● **WRITTEN REQUEST**
Exact reproduction is required for the lines bounded by the one containing "Reproduce this chart with Chart.js." and the one containing "const BLUE = '#0000ff';", both bounds included. Print them without any pictures.

● **MATERIAL SHOWN**

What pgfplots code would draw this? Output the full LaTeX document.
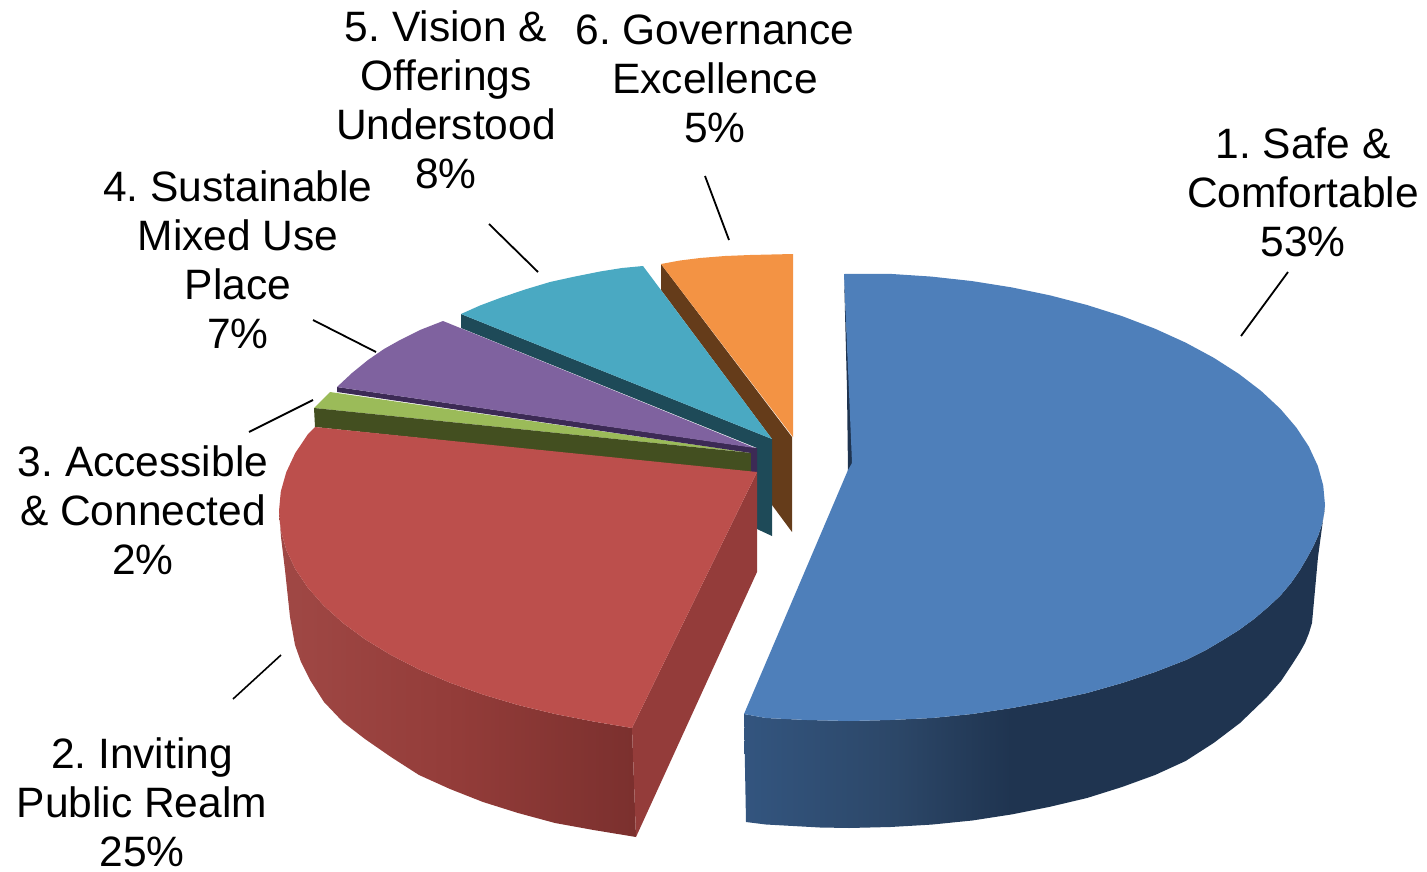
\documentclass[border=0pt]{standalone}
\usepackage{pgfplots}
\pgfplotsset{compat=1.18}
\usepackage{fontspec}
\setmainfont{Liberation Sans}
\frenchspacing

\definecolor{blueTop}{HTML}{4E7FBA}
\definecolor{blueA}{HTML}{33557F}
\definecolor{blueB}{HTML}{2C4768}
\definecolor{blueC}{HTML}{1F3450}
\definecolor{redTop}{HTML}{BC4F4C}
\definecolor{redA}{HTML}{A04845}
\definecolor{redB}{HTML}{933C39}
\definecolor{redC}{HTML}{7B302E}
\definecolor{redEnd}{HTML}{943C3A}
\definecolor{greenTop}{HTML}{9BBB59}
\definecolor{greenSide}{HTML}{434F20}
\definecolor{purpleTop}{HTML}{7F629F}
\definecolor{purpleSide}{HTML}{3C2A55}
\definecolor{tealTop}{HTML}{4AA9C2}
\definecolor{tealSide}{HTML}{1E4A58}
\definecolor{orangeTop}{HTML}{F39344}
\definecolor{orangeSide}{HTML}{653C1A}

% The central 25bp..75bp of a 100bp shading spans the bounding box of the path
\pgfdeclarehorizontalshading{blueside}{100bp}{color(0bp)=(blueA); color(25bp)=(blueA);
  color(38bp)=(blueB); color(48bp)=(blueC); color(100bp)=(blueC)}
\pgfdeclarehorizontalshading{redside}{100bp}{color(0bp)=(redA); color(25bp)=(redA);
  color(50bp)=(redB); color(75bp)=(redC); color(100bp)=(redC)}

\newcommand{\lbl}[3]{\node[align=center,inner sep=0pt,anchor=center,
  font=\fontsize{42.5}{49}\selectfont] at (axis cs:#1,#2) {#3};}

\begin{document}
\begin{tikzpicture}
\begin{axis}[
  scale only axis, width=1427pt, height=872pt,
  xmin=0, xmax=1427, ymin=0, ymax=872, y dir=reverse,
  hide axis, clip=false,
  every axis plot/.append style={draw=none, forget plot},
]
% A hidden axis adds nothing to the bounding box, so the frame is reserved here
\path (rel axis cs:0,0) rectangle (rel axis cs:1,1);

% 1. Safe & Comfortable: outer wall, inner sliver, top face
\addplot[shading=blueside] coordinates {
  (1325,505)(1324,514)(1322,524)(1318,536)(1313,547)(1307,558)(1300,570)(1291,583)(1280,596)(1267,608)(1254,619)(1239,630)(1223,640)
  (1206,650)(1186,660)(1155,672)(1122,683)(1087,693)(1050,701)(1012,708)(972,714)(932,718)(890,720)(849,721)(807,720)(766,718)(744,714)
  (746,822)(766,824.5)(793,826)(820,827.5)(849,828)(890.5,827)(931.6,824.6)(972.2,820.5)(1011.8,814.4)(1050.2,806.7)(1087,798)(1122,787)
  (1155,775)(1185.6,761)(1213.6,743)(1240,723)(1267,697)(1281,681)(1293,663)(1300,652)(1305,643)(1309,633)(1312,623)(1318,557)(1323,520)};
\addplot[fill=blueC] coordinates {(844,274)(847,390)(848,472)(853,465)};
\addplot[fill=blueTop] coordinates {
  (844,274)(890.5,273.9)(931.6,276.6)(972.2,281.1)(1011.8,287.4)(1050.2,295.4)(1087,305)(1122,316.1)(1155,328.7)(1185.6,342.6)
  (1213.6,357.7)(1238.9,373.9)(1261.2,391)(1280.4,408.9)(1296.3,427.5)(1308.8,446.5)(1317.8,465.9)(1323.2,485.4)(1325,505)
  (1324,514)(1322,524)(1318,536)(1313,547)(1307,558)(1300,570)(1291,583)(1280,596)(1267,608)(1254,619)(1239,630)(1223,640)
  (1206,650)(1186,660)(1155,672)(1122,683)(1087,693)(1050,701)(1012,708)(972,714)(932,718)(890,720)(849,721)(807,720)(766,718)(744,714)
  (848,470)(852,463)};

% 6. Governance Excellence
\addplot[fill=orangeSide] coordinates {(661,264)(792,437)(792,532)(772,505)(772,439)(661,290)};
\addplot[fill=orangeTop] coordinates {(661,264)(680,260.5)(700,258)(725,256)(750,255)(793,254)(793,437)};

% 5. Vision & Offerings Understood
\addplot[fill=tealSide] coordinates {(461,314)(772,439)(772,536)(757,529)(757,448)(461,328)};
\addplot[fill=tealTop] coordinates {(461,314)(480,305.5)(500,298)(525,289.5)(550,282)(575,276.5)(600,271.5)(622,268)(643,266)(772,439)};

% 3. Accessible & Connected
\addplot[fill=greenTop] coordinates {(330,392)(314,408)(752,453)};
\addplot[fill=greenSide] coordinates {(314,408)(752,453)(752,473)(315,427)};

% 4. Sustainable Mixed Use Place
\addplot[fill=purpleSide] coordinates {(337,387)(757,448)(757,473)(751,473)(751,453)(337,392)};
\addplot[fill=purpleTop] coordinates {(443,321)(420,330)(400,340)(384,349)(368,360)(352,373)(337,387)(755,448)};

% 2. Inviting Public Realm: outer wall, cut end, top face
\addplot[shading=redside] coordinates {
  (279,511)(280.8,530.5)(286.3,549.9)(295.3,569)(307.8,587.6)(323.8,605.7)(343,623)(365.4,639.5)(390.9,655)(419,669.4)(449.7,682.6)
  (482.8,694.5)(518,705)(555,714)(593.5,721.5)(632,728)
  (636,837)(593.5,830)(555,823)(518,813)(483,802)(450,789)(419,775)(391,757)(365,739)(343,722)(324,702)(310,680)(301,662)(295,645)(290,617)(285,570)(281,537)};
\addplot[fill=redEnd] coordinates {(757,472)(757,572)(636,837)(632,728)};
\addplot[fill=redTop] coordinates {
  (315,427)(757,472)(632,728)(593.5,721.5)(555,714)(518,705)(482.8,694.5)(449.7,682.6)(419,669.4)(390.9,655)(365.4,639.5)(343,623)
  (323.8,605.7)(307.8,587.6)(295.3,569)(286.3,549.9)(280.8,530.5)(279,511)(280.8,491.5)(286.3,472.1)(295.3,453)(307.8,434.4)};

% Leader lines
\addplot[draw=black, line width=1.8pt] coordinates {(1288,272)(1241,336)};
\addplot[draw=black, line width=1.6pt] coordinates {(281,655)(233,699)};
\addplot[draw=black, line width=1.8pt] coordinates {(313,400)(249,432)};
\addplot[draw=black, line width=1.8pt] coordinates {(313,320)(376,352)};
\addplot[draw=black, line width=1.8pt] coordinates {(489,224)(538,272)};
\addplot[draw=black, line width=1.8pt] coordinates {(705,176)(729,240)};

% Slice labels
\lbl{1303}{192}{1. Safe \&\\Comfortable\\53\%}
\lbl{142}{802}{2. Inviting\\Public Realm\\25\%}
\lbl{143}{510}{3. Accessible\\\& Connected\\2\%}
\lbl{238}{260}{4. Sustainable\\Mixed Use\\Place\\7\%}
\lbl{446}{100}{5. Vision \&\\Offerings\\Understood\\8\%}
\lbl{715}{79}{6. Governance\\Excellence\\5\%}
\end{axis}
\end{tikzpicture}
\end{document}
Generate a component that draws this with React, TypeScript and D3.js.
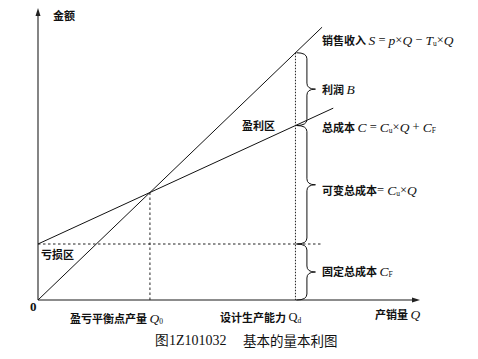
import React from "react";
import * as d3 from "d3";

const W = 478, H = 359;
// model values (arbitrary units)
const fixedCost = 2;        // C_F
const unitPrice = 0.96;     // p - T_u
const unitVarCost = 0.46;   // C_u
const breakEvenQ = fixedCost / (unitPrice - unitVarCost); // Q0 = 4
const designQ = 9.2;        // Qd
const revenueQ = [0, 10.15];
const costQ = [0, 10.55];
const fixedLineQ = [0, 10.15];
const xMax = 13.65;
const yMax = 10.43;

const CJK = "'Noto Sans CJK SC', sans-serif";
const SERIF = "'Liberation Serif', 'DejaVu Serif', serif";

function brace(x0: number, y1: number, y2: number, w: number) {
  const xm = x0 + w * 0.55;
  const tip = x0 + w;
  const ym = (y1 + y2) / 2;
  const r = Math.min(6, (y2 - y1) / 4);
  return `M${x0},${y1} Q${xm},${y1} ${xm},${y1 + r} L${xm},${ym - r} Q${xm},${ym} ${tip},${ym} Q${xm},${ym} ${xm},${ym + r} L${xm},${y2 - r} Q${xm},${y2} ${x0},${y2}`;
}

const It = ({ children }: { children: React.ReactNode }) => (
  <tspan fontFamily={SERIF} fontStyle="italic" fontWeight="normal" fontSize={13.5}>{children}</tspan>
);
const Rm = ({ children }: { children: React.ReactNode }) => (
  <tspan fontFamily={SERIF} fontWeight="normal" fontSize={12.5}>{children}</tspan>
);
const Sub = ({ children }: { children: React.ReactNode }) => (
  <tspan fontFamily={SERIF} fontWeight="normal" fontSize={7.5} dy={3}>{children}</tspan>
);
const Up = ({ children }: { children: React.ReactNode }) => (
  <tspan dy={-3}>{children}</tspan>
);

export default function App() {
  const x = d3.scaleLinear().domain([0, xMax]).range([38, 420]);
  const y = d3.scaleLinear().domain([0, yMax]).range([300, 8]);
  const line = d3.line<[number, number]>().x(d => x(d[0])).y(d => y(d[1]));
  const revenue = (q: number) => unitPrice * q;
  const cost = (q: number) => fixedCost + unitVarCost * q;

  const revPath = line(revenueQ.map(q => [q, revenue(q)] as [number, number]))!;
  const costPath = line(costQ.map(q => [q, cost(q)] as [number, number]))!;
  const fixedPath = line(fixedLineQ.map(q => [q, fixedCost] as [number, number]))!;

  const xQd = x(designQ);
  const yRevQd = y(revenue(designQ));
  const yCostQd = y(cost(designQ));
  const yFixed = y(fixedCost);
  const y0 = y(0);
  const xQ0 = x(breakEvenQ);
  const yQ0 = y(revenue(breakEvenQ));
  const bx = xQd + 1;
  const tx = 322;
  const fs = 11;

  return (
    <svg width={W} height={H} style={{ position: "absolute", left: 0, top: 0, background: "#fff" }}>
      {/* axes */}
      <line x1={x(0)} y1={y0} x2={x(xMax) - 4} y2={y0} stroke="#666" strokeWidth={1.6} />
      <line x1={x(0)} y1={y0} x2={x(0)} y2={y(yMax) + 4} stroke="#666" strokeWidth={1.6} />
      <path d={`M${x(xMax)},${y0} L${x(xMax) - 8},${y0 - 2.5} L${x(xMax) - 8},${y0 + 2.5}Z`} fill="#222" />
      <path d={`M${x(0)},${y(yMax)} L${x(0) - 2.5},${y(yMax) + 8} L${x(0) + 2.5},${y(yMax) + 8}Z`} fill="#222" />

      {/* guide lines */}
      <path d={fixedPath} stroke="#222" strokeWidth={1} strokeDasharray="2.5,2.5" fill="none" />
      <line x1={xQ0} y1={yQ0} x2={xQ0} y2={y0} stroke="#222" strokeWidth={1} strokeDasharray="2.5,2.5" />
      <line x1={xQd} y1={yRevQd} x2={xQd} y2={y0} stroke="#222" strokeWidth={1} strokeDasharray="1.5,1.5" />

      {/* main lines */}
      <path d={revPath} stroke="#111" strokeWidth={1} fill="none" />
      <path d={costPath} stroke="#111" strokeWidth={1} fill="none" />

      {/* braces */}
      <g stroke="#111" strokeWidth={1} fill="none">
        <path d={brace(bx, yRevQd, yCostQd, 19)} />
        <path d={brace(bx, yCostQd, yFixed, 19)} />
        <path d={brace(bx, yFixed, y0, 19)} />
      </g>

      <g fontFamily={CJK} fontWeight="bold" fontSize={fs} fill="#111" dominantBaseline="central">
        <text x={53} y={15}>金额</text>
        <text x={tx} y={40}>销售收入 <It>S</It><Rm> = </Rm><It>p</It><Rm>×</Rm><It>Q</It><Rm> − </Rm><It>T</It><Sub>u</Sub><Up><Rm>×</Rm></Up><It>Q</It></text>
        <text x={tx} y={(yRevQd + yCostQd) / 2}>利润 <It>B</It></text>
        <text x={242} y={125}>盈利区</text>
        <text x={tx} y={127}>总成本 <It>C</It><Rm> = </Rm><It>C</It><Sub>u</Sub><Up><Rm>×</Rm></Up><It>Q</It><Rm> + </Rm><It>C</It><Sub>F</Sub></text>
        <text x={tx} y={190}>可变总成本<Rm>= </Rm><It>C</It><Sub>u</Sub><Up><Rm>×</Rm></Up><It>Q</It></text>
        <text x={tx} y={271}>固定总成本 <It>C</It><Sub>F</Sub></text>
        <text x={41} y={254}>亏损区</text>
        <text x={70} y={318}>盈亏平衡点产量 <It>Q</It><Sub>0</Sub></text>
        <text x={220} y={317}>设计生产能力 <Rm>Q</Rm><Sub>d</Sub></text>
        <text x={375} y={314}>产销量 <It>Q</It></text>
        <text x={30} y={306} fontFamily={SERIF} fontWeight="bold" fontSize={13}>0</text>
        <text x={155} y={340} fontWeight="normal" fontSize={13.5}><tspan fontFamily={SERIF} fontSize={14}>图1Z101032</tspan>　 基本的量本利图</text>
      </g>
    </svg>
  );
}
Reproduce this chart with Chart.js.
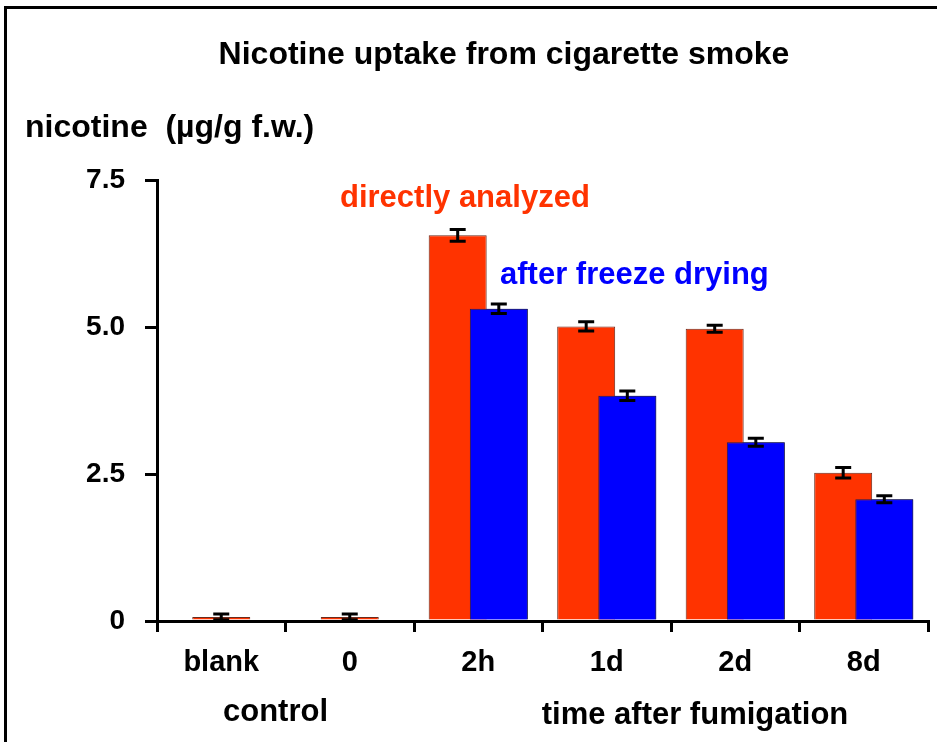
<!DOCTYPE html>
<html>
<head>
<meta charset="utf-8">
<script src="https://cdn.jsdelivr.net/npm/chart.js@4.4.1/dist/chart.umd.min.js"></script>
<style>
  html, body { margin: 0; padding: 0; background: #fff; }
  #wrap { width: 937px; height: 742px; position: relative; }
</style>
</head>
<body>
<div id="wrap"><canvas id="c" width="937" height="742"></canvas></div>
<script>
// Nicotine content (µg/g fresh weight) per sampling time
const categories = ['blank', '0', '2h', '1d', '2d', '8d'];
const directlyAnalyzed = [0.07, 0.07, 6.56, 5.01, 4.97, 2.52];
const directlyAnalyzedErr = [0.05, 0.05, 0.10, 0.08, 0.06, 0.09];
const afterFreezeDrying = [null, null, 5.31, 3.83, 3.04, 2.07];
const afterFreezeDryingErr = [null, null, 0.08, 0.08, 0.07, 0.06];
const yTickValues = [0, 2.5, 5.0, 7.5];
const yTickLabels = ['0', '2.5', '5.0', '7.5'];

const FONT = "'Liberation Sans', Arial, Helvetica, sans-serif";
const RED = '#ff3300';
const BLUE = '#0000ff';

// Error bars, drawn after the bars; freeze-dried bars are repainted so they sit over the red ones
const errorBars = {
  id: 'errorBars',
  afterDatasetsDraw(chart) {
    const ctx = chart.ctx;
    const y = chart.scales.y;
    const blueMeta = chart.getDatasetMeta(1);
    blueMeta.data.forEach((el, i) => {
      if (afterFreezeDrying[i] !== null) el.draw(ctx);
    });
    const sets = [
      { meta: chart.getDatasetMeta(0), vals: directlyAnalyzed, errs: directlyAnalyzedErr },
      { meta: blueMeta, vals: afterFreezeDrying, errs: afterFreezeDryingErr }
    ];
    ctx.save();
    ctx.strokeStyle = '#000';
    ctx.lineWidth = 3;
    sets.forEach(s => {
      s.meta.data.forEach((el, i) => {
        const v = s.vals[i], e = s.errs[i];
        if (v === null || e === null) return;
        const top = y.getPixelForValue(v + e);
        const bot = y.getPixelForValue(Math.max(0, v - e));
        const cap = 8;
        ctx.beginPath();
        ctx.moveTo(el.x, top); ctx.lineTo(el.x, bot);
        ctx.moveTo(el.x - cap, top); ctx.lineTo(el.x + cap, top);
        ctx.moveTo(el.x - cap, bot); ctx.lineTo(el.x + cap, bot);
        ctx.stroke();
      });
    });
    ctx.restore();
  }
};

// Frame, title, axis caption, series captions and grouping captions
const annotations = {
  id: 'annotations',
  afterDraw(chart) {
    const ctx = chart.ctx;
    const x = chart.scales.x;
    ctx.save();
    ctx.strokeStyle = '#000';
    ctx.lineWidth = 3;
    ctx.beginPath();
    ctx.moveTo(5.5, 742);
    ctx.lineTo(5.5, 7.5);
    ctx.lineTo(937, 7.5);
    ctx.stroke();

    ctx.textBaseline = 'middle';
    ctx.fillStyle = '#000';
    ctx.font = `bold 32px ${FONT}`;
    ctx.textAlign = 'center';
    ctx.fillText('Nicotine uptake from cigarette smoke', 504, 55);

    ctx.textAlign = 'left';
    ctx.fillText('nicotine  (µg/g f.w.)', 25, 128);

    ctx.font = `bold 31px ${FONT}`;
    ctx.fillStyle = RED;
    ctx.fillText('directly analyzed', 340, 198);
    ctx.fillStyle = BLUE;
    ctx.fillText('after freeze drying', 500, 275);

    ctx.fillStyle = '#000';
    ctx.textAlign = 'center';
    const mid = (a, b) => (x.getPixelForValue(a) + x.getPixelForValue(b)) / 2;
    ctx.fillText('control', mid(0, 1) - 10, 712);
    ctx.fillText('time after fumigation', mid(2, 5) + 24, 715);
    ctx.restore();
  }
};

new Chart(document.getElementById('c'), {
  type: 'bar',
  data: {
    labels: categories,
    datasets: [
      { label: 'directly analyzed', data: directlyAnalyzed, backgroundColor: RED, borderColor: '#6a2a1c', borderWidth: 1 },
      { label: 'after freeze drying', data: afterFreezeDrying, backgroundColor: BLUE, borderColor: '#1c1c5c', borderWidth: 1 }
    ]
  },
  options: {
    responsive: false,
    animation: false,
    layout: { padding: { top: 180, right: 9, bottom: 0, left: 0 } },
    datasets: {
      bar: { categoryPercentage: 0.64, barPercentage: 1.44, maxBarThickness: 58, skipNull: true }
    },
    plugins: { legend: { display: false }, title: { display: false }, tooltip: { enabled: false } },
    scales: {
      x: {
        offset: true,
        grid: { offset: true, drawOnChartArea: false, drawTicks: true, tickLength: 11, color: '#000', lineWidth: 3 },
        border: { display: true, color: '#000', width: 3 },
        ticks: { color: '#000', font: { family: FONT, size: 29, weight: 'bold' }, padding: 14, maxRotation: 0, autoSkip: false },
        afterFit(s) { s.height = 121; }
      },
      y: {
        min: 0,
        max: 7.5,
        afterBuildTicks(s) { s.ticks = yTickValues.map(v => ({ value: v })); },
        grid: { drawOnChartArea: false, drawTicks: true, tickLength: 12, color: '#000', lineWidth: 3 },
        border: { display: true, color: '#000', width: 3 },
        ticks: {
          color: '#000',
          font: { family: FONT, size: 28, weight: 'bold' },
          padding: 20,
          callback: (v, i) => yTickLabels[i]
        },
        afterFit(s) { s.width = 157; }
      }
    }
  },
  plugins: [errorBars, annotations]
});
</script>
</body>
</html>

● **WRITTEN SOLUTION**
Reproduce this chart with Chart.js.
<!DOCTYPE html>
<html>
<head>
<meta charset="utf-8">
<script src="https://cdn.jsdelivr.net/npm/chart.js@4.4.1/dist/chart.umd.min.js"></script>
<style>
  html, body { margin: 0; padding: 0; background: #fff; }
  #wrap { width: 937px; height: 742px; position: relative; }
</style>
</head>
<body>
<div id="wrap"><canvas id="c" width="937" height="742"></canvas></div>
<script>
// Nicotine content (µg/g fresh weight) per sampling time
const categories = ['blank', '0', '2h', '1d', '2d', '8d'];
const directlyAnalyzed = [0.07, 0.07, 6.56, 5.01, 4.97, 2.52];
const directlyAnalyzedErr = [0.05, 0.05, 0.10, 0.08, 0.06, 0.09];
const afterFreezeDrying = [null, null, 5.31, 3.83, 3.04, 2.07];
const afterFreezeDryingErr = [null, null, 0.08, 0.08, 0.07, 0.06];
const yTickValues = [0, 2.5, 5.0, 7.5];
const yTickLabels = ['0', '2.5', '5.0', '7.5'];

const FONT = "'Liberation Sans', Arial, Helvetica, sans-serif";
const RED = '#ff3300';
const BLUE = '#0000ff';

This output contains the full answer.